--- BEGIN ---
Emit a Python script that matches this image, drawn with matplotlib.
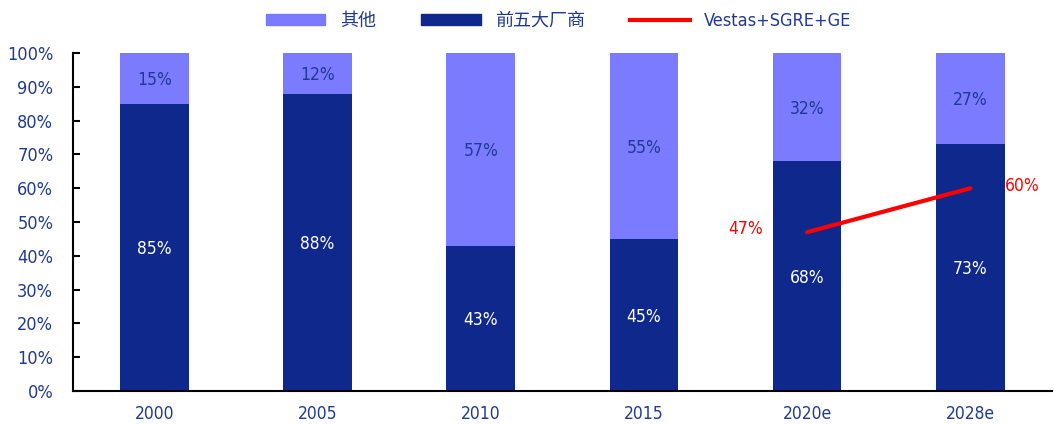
import matplotlib.pyplot as plt
from matplotlib.ticker import PercentFormatter
from matplotlib.patches import Patch
from matplotlib.lines import Line2D

plt.rcParams['font.family'] = ['DejaVu Sans', 'Noto Sans CJK SC']
plt.rcParams['font.stretch'] = 'condensed'

years = ['2000', '2005', '2010', '2015', '2020e', '2028e']
top5 = [85, 88, 43, 45, 68, 73]
others = [15, 12, 57, 55, 32, 27]
line_years = ['2020e', '2028e']
line_vals = [47, 60]

DARK = '#0F288C'
LIGHT = '#7B7BFF'
TXT = '#1F3A93'

fig = plt.figure(figsize=(10.54, 4.25), dpi=100)
ax = fig.add_axes([0.069, 0.08, 0.929, 0.795])

x = range(len(years))
w = 0.42
ax.bar(x, top5, w, color=DARK)
ax.bar(x, others, w, bottom=top5, color=LIGHT)

for i, (a, b) in enumerate(zip(top5, others)):
    ax.text(i, a / 2 - 0.5, f'{a}%', ha='center', va='center', color='white', fontsize=12.5)
    ax.text(i, a + b / 2 - 0.5, f'{b}%', ha='center', va='center', color=TXT, fontsize=12.5)

lx = [years.index(y) for y in line_years]
ax.plot(lx, line_vals, color='red', lw=3, solid_capstyle='round')
ax.text(lx[0] - 0.27, line_vals[0] + 1, f'{line_vals[0]}%', ha='right', va='center', color='red', fontsize=12.5)
ax.text(lx[1] + 0.21, line_vals[1] + 0.8, f'{line_vals[1]}%', ha='left', va='center', color='red', fontsize=12.5)

ax.set_xlim(-0.5, len(years) - 0.5)
ax.set_ylim(0, 100)
ax.set_yticks(range(0, 101, 10))
ax.yaxis.set_major_formatter(PercentFormatter(decimals=0))
ax.set_xticks(list(x))
ax.set_xticklabels(years)
ax.tick_params(axis='y', direction='in', length=5, width=1.5, labelsize=13, labelcolor=TXT, pad=14)
ax.tick_params(axis='x', length=0, labelsize=12.5, labelcolor=TXT, pad=10)
for s in ['top', 'right']:
    ax.spines[s].set_visible(False)
for s in ['left', 'bottom']:
    ax.spines[s].set_linewidth(1.5)

handles = [Patch(color=LIGHT), Patch(color=DARK), Line2D([0], [0], color='red', lw=3)]
labels = ['其他', '前五大厂商', 'Vestas+SGRE+GE']
leg = fig.legend(handles, labels, loc='upper center', bbox_to_anchor=(0.53, 1.01), ncol=3,
                 frameon=False, fontsize=13, handlelength=3.3, handleheight=0.5, columnspacing=2.5)
for t in leg.get_texts():
    t.set_color(TXT)

fig.savefig('out.png', dpi=100)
--- END ---
• **Set problem**
Repeat the material above in full and exactly, apart from the pictures.

• **Finished task**
Emit a Python script that matches this image, drawn with matplotlib.
import matplotlib.pyplot as plt
from matplotlib.ticker import PercentFormatter
from matplotlib.patches import Patch
from matplotlib.lines import Line2D

plt.rcParams['font.family'] = ['DejaVu Sans', 'Noto Sans CJK SC']
plt.rcParams['font.stretch'] = 'condensed'

years = ['2000', '2005', '2010', '2015', '2020e', '2028e']
top5 = [85, 88, 43, 45, 68, 73]
others = [15, 12, 57, 55, 32, 27]
line_years = ['2020e', '2028e']
line_vals = [47, 60]

DARK = '#0F288C'
LIGHT = '#7B7BFF'
TXT = '#1F3A93'

fig = plt.figure(figsize=(10.54, 4.25), dpi=100)
ax = fig.add_axes([0.069, 0.08, 0.929, 0.795])

x = range(len(years))
w = 0.42
ax.bar(x, top5, w, color=DARK)
ax.bar(x, others, w, bottom=top5, color=LIGHT)

for i, (a, b) in enumerate(zip(top5, others)):
    ax.text(i, a / 2 - 0.5, f'{a}%', ha='center', va='center', color='white', fontsize=12.5)
    ax.text(i, a + b / 2 - 0.5, f'{b}%', ha='center', va='center', color=TXT, fontsize=12.5)

lx = [years.index(y) for y in line_years]
ax.plot(lx, line_vals, color='red', lw=3, solid_capstyle='round')
ax.text(lx[0] - 0.27, line_vals[0] + 1, f'{line_vals[0]}%', ha='right', va='center', color='red', fontsize=12.5)
ax.text(lx[1] + 0.21, line_vals[1] + 0.8, f'{line_vals[1]}%', ha='left', va='center', color='red', fontsize=12.5)

ax.set_xlim(-0.5, len(years) - 0.5)
ax.set_ylim(0, 100)
ax.set_yticks(range(0, 101, 10))
ax.yaxis.set_major_formatter(PercentFormatter(decimals=0))
ax.set_xticks(list(x))
ax.set_xticklabels(years)
ax.tick_params(axis='y', direction='in', length=5, width=1.5, labelsize=13, labelcolor=TXT, pad=14)
ax.tick_params(axis='x', length=0, labelsize=12.5, labelcolor=TXT, pad=10)
for s in ['top', 'right']:
    ax.spines[s].set_visible(False)
for s in ['left', 'bottom']:
    ax.spines[s].set_linewidth(1.5)

handles = [Patch(color=LIGHT), Patch(color=DARK), Line2D([0], [0], color='red', lw=3)]
labels = ['其他', '前五大厂商', 'Vestas+SGRE+GE']
leg = fig.legend(handles, labels, loc='upper center', bbox_to_anchor=(0.53, 1.01), ncol=3,
                 frameon=False, fontsize=13, handlelength=3.3, handleheight=0.5, columnspacing=2.5)
for t in leg.get_texts():
    t.set_color(TXT)

fig.savefig('out.png', dpi=100)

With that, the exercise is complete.